By dividing all work into Benchmarks, you provide a subordinate with limited, attainable successes that he or she can achieve along the way toward the final objective.
The technique exploits the mind’s need to working from plateau to plateau (the concept of goal gradient) rather than toward a distant, single objective.
Instead, there are several smaller objectives, all of which the individual can accumulate as continuing successes, each of which propels him or her to strive for the next.
There is also something called recognition for achievement. It refers to the necessity of announcing everyone’s achievements in a public forum. The sales manager, for example, could announce a contest, with a cash prize to be awarded to the winner, then an individual wins the contest, the prize must be awarded great fanfare, perhaps at the next sales meeting. The prize itself is a matter of secondary importance to the public announcement.
The old bromide about giving someone a promotion instead of a pay increase contains more truth than myth. The progression from one level of the organization to a higher one is a vitally motivating experience, assuming the promotion is more than merely a cynical charade. Organization Charts, rather than causing people to feel pigeonholed, actually provide them with a demonstrable career path to follow as they visualize the advancement they can achieve within the company.
Therefore, it is definitely in your interest to employ that age-old technique of promoting from within, whenever possible, for witnessing a peer being promoted can have an electrifying effect on the others. Once again, however, we must point out that promotions and job titles should not be handled cynically; it is far better to deny someone a vice-presidency than to create one that is essentially fraudulent.
Many people rise to the office; that is, they tend to consider accountability a motivating experience, but only if they enjoy a commensurate degree of authority. Making someone accountable for results without giving him or her the requisite authority to make decisions relative to those objectives is, in fact, demotivating. Accountability implies trust; and, trust, in turn, implies a great deal of implicit belief in someone else’s capability and dedication. Few people are impervious to the feelings of satisfaction at being trusted.

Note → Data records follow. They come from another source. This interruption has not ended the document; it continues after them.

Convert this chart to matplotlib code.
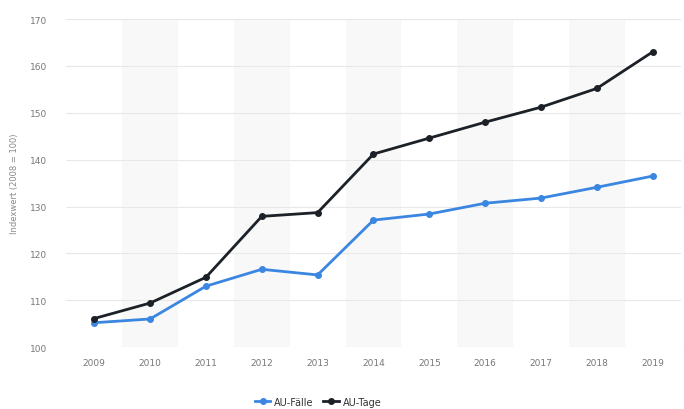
import matplotlib
matplotlib.use('Agg')
import matplotlib.pyplot as plt

years = ['2009', '2010', '2011', '2012', '2013', '2014', '2015', '2016', '2017', '2018', '2019']
au_faelle = [105.2, 106.0, 113.0, 116.6, 115.4, 127.1, 128.4, 130.7, 131.8, 134.1, 136.5]
au_tage = [106.1, 109.4, 114.9, 127.9, 128.7, 141.2, 144.6, 148.0, 151.2, 155.2, 163.0]

plt.rcParams['font.family'] = ['DejaVu Sans']

fig = plt.figure(figsize=(6.84, 4.10), dpi=100)
ax = fig.add_axes([0.097, 0.151, 0.898, 0.8])

x = list(range(len(years)))
# alternating column shading
for i in x:
    if i % 2 == 1:
        ax.axvspan(i - 0.5, i + 0.5, color='#f8f8f8', zorder=0, lw=0)

ax.plot(x, au_faelle, color='#3a86e0', lw=2.0, marker='o', ms=4, label='AU-Fälle', zorder=3)
ax.plot(x, au_tage, color='#1b2127', lw=2.0, marker='o', ms=4, label='AU-Tage', zorder=3)

ax.set_xlim(-0.5, 10.5)
ax.set_ylim(100, 170)
ax.set_yticks(range(100, 171, 10))
ax.set_xticks(x)
ax.set_xticklabels(years)
ax.grid(axis='y', color='#e8e8e8', lw=0.8, zorder=1)
ax.set_axisbelow(True)
for s in ax.spines.values():
    s.set_visible(False)
ax.tick_params(length=0, labelsize=6.5, colors='#777777', pad=8)
ax.tick_params(axis='y', pad=14)
ax.set_ylabel('Indexwert (2008 = 100)', fontsize=6, color='#888888', labelpad=8)

leg = ax.legend(loc='upper center', bbox_to_anchor=(0.41, -0.125), ncol=2, frameon=False,
                fontsize=7, handlelength=1.6, columnspacing=1.0, handletextpad=0.4)
for t in leg.get_texts():
    t.set_color('#333333')

fig.savefig('out.png', dpi=100)
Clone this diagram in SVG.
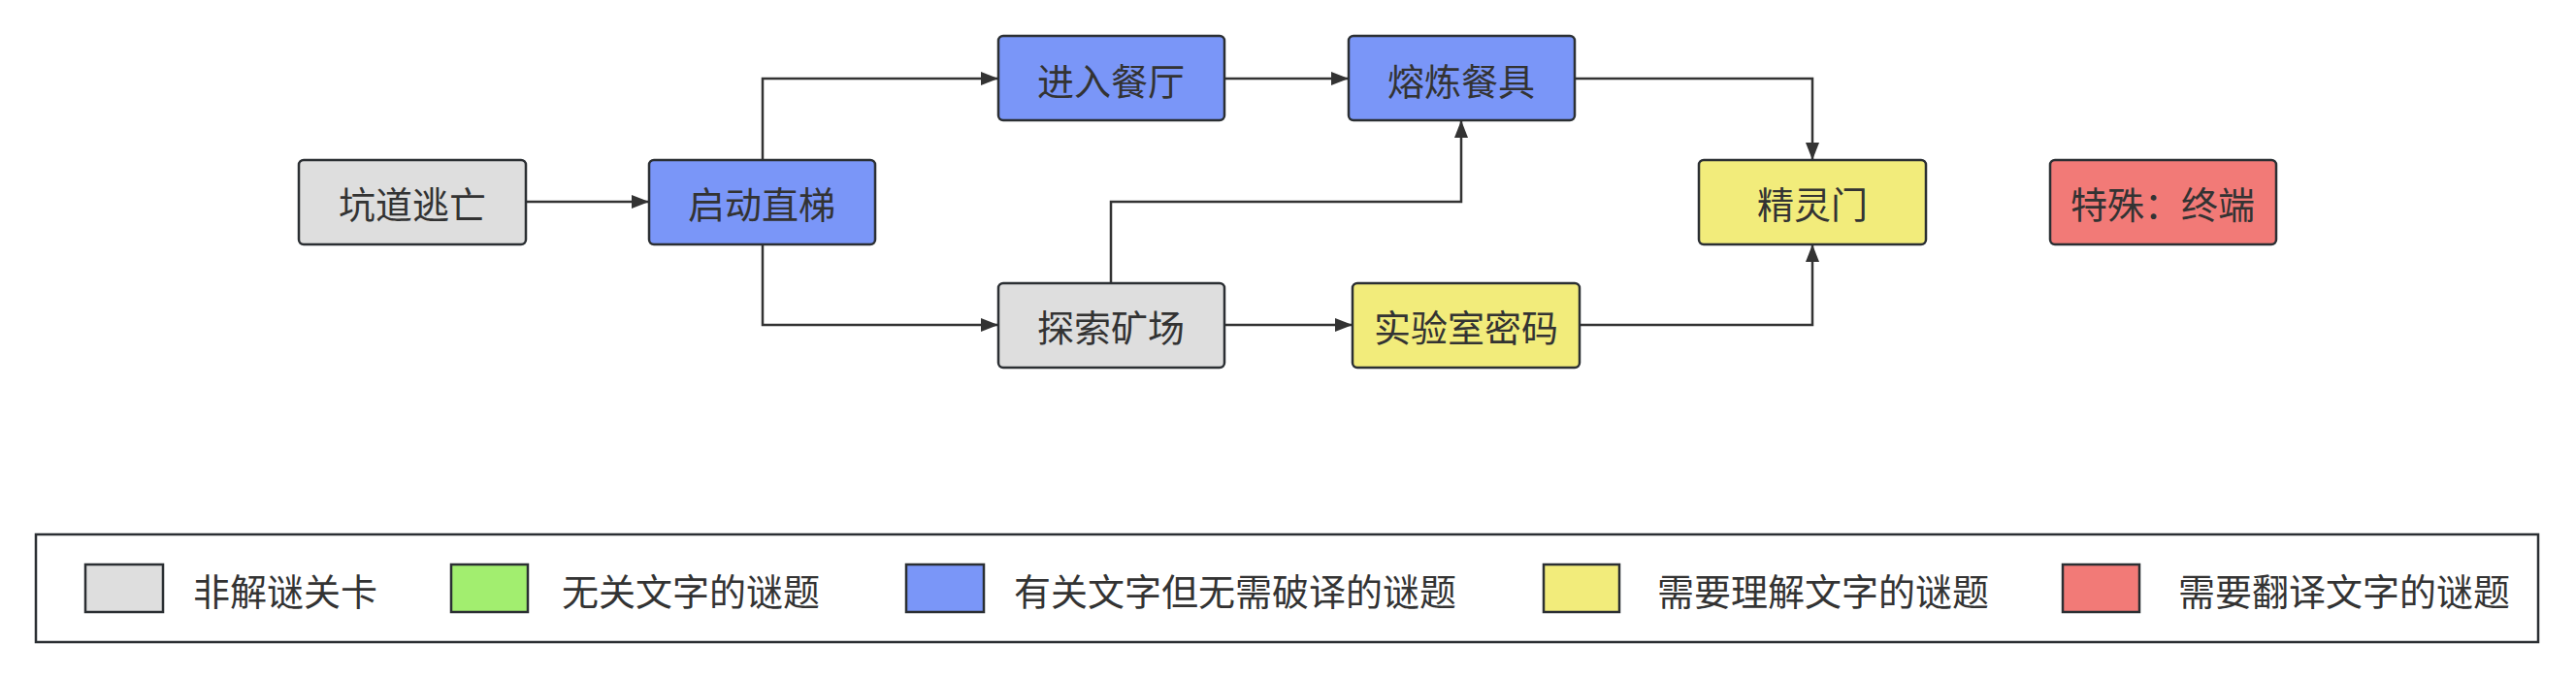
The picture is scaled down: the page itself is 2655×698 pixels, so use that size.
<svg xmlns="http://www.w3.org/2000/svg" width="2655" height="698" viewBox="0 0 2655 698">
<defs>
<style>
.node rect{stroke:#2b2f33;stroke-width:2.5}
.t{font-family:"Noto Sans CJK SC","Noto Sans",sans-serif;font-size:38px;fill:#333333;text-anchor:middle;dominant-baseline:central}
.lt{font-family:"Noto Sans CJK SC","Noto Sans",sans-serif;font-size:38px;fill:#333333;dominant-baseline:central}
.gray{fill:#dedede}.blue{fill:#7a96f8}.yellow{fill:#f2ec7b}.red{fill:#f27a77}.green{fill:#a2ee6f}
.conn path{fill:none;stroke:#333333;stroke-width:2.5;marker-end:url(#arr)}
.sw{stroke:#2b2f33;stroke-width:2.5}
</style>
<marker id="arr" viewBox="0 0 18 14" refX="17" refY="7" markerWidth="18" markerHeight="14" markerUnits="userSpaceOnUse" orient="auto">
<path d="M0,0 L18,7 L0,14 z" fill="#333333"/>
</marker>
</defs>
<rect width="2655" height="698" fill="#ffffff"/>
<g id="connectors" class="conn">
<path d="M542,208 H668"/>
<path d="M786,165 V81 H1028"/>
<path d="M786,252 V335 H1028"/>
<path d="M1262,81 H1389"/>
<path d="M1145,292 V208 H1506 V125"/>
<path d="M1262,335 H1393"/>
<path d="M1623,81 H1868 V164"/>
<path d="M1628,335 H1868 V253"/>
</g>
<g id="n_kengdao" class="node"><rect class="gray" x="308" y="165" width="234" height="87" rx="5"/><text class="t" x="425" y="208">坑道逃亡</text></g>
<g id="n_qidong" class="node"><rect class="blue" x="669" y="165" width="233" height="87" rx="5"/><text class="t" x="785" y="208">启动直梯</text></g>
<g id="n_jinru" class="node"><rect class="blue" x="1029" y="37" width="233" height="87" rx="5"/><text class="t" x="1145" y="81">进入餐厅</text></g>
<g id="n_ronglian" class="node"><rect class="blue" x="1390" y="37" width="233" height="87" rx="5"/><text class="t" x="1506" y="81">熔炼餐具</text></g>
<g id="n_tansuo" class="node"><rect class="gray" x="1029" y="292" width="233" height="87" rx="5"/><text class="t" x="1145" y="335">探索矿场</text></g>
<g id="n_shiyan" class="node"><rect class="yellow" x="1394" y="292" width="234" height="87" rx="5"/><text class="t" x="1511" y="335">实验室密码</text></g>
<g id="n_jingling" class="node"><rect class="yellow" x="1751" y="165" width="234" height="87" rx="5"/><text class="t" x="1868" y="208">精灵门</text></g>
<g id="n_teshu" class="node"><rect class="red" x="2113" y="165" width="233" height="87" rx="5"/><text class="t" x="2229" y="208">特殊：终端</text></g>
<g id="legend">
<rect x="37" y="551" width="2579" height="111" fill="#ffffff" stroke="#2b2f33" stroke-width="2.5"/>
<rect class="sw gray" x="88" y="582" width="80" height="49"/><text class="lt" x="199" y="607">非解谜关卡</text>
<rect class="sw green" x="465" y="582" width="79" height="49"/><text class="lt" x="579" y="607">无关文字的谜题</text>
<rect class="sw blue" x="934" y="582" width="80" height="49"/><text class="lt" x="1045" y="607">有关文字但无需破译的谜题</text>
<rect class="sw yellow" x="1591" y="582" width="78" height="49"/><text class="lt" x="1708" y="607">需要理解文字的谜题</text>
<rect class="sw red" x="2126" y="582" width="79" height="49"/><text class="lt" x="2245" y="607">需要翻译文字的谜题</text>
</g>
</svg>
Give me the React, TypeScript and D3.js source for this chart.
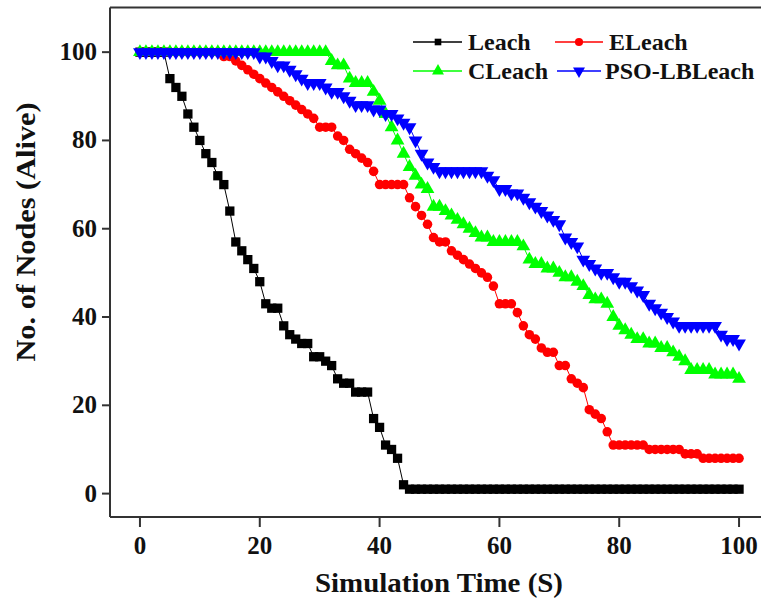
import React from "react";
import * as d3 from "d3";

const xTicks = [0, 20, 40, 60, 80, 100];
const yTicks = [0, 20, 40, 60, 80, 100];

const leach = [
  100, 100, 100, 100, 100, 94, 92, 90, 86, 83,
  80, 77, 75, 72, 70, 64, 57, 55, 53, 51,
  48, 43, 42, 42, 38, 36, 35, 34, 34, 31,
  31, 30, 29, 26, 25, 25, 23, 23, 23, 17,
  15, 11, 10, 8, 2, 1, 1, 1, 1, 1,
  1, 1, 1, 1, 1, 1, 1, 1, 1, 1,
  1, 1, 1, 1, 1, 1, 1, 1, 1, 1,
  1, 1, 1, 1, 1, 1, 1, 1, 1, 1,
  1, 1, 1, 1, 1, 1, 1, 1, 1, 1,
  1, 1, 1, 1, 1, 1, 1, 1, 1, 1,
  1,
];

const eleach = [
  100, 100, 100, 100, 100, 100, 100, 100, 100, 100,
  100, 100, 100, 100, 99, 99, 98, 97, 96, 95,
  94, 93, 92, 91, 90, 89, 88, 87, 86, 85,
  83, 83, 83, 81, 80, 78, 77, 76, 75, 73,
  70, 70, 70, 70, 70, 67, 65, 63, 61, 58,
  57, 57, 55, 54, 53, 52, 51, 50, 49, 47,
  43, 43, 43, 41, 38, 36, 35, 33, 32, 32,
  29, 29, 26, 25, 24, 19, 18, 17, 14, 11,
  11, 11, 11, 11, 11, 10, 10, 10, 10, 10,
  10, 9, 9, 9, 8, 8, 8, 8, 8, 8,
  8,
];

const cleach = [
  100, 100, 100, 100, 100, 100, 100, 100, 100, 100,
  100, 100, 100, 100, 100, 100, 100, 100, 100, 100,
  100, 100, 100, 100, 100, 100, 100, 100, 100, 100,
  100, 100, 98, 97, 97, 94, 93, 93, 93, 91,
  89, 86, 83, 80, 77, 74, 72, 70, 69, 65,
  65, 64, 63, 62, 61, 60, 59, 58, 58, 57,
  57, 57, 57, 57, 56, 53, 52, 52, 51, 51,
  50, 49, 49, 48, 47, 45, 44, 44, 43, 40,
  38, 37, 36, 35, 35, 34, 34, 33, 33, 32,
  31, 30, 28, 28, 28, 28, 27, 27, 27, 27,
  26,
];

const psoLbLeach = [
  100, 100, 100, 100, 100, 100, 100, 100, 100, 100,
  100, 100, 100, 100, 100, 100, 100, 100, 100, 100,
  99, 99, 98, 97, 97, 96, 95, 94, 93, 93,
  93, 92, 91, 91, 90, 89, 88, 88, 88, 87,
  87, 86, 86, 85, 84, 83, 80, 77, 75, 74,
  73, 73, 73, 73, 73, 73, 73, 73, 72, 71,
  69, 69, 68, 68, 67, 66, 65, 64, 63, 62,
  61, 58, 57, 56, 53, 52, 51, 50, 50, 49,
  48, 48, 47, 46, 45, 43, 42, 41, 40, 39,
  38, 38, 38, 38, 38, 38, 38, 36, 35, 35,
  34,
];

const seriesNames = ["Leach", "ELeach", "CLeach", "PSO-LBLeach"];
const seriesColors = ["#000000", "#ff0000", "#00ff00", "#0000ff"];

const W = 761;
const H = 602;
const FONT = "'Liberation Serif', 'Times New Roman', serif";

const x = d3.scaleLinear().domain([-5, 105]).range([110, 769]);
const y = d3.scaleLinear().domain([-5.3, 110]).range([517, 8]);

type Kind = "square" | "circle" | "up" | "down";
const kinds: Kind[] = ["square", "circle", "up", "down"];
const plotSizes = [86, 72, 82, 82];
const legendSizes = [44, 52, 62, 62];

function symbolPath(kind: Kind, size: number): string {
  const t =
    kind === "square"
      ? d3.symbolSquare
      : kind === "circle"
      ? d3.symbolCircle
      : d3.symbolTriangle;
  return d3.symbol().type(t).size(size)() as string;
}

function Marker({ kind, cx, cy, size, color }: { kind: Kind; cx: number; cy: number; size: number; color: string }) {
  const rot = kind === "down" ? " rotate(180)" : "";
  return <path d={symbolPath(kind, size)} transform={`translate(${cx},${cy})${rot}`} fill={color} />;
}

export default function App() {
  const allSeries = [leach, eleach, cleach, psoLbLeach];
  const line = d3
    .line<number>()
    .x((_, i) => x(i))
    .y((d) => y(d));

  const legendItems = [
    { lx1: 413, lx2: 462, mx: 438, tx: 468, ly: 42 },
    { lx1: 555, lx2: 603, mx: 579, tx: 609, ly: 42 },
    { lx1: 413, lx2: 462, mx: 438, tx: 468, ly: 71 },
    { lx1: 557, lx2: 601, mx: 579, tx: 605, ly: 71 },
  ];

  return (
    <div style={{ position: "absolute", left: 0, top: 0 }}>
      <svg width={W} height={H} style={{ display: "block", background: "#fff" }}>
        <rect x={0} y={0} width={W} height={H} fill="#fff" />
        {allSeries.map((s, si) => (
          <g key={seriesNames[si]}>
            <path d={line(s) as string} fill="none" stroke={seriesColors[si]} strokeWidth={1} />
            {s.map((v, i) => (
              <Marker key={i} kind={kinds[si]} cx={x(i)} cy={y(v)} size={plotSizes[si]} color={seriesColors[si]} />
            ))}
          </g>
        ))}
        <g stroke="#333" strokeWidth={2} fill="none">
          <line x1={110} x2={769} y1={7.5} y2={7.5} />
          <line x1={110} x2={769} y1={517} y2={517} />
          <line x1={110} x2={110} y1={7.5} y2={517} />
          <line x1={769} x2={769} y1={7.5} y2={517} />
        </g>
        {xTicks.map((t) => (
          <g key={"x" + t}>
            <line x1={x(t)} x2={x(t)} y1={517} y2={527} stroke="#333" strokeWidth={2} />
            <text x={x(t)} y={554} textAnchor="middle" fontFamily={FONT} fontWeight="bold" fontSize={25} fill="#111">
              {t}
            </text>
          </g>
        ))}
        {yTicks.map((t) => (
          <g key={"y" + t}>
            <line x1={102} x2={110} y1={y(t)} y2={y(t)} stroke="#333" strokeWidth={2} />
            <text x={97} y={y(t) + 8} textAnchor="end" fontFamily={FONT} fontWeight="bold" fontSize={25} fill="#111">
              {t}
            </text>
          </g>
        ))}
        <text
          x={439}
          y={592}
          textAnchor="middle"
          fontFamily={FONT}
          fontWeight="bold"
          fontSize={27}
          fill="#111"
          textLength={248}
          lengthAdjust="spacingAndGlyphs"
        >
          Simulation Time (S)
        </text>
        <text
          transform="translate(35,232) rotate(-90)"
          textAnchor="middle"
          fontFamily={FONT}
          fontWeight="bold"
          fontSize={27}
          fill="#111"
          textLength={259}
          lengthAdjust="spacingAndGlyphs"
        >
          No. of Nodes (Alive)
        </text>
        {legendItems.map((it, i) => (
          <g key={"lg" + i}>
            <line x1={it.lx1} x2={it.lx2} y1={it.ly} y2={it.ly} stroke={seriesColors[i]} strokeWidth={1.5} />
            <Marker kind={kinds[i]} cx={it.mx} cy={it.ly} size={legendSizes[i]} color={seriesColors[i]} />
            <text x={it.tx} y={it.ly + 8} fontFamily={FONT} fontWeight="bold" fontSize={24} fill="#111">
              {seriesNames[i]}
            </text>
          </g>
        ))}
      </svg>
    </div>
  );
}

Of all Motivators, this is the least tangible, since it can mean different things to different people. In the main, the notion of personal growth relates to some kind of learning experience, but not of the type that is offered in the typical work environment. It is commonplace for workers to be taught nothing more than how to do the work for which they are accountable. On the contrary, the learning experience must extend far beyond that level.
What is of particular importance to people is learning to cope. They normally respond very favorably when they perceive they are learning to deal successfully with the basic situations of life (e.g., making decisions, motivating others, handling another person’s hostility, etc.). And, as you might guess, the keyword is perceived. What is learned and retained is as important as the perception that one is learning? Like so much else in life, the ritual is as significant as the content or the result.
Without baseline motivation, that negative self-perception is so strongly nourished that a subordinate could begin to demonstrate behavior that is usually (and incorrectly) categorized as lazy, careless and so forth.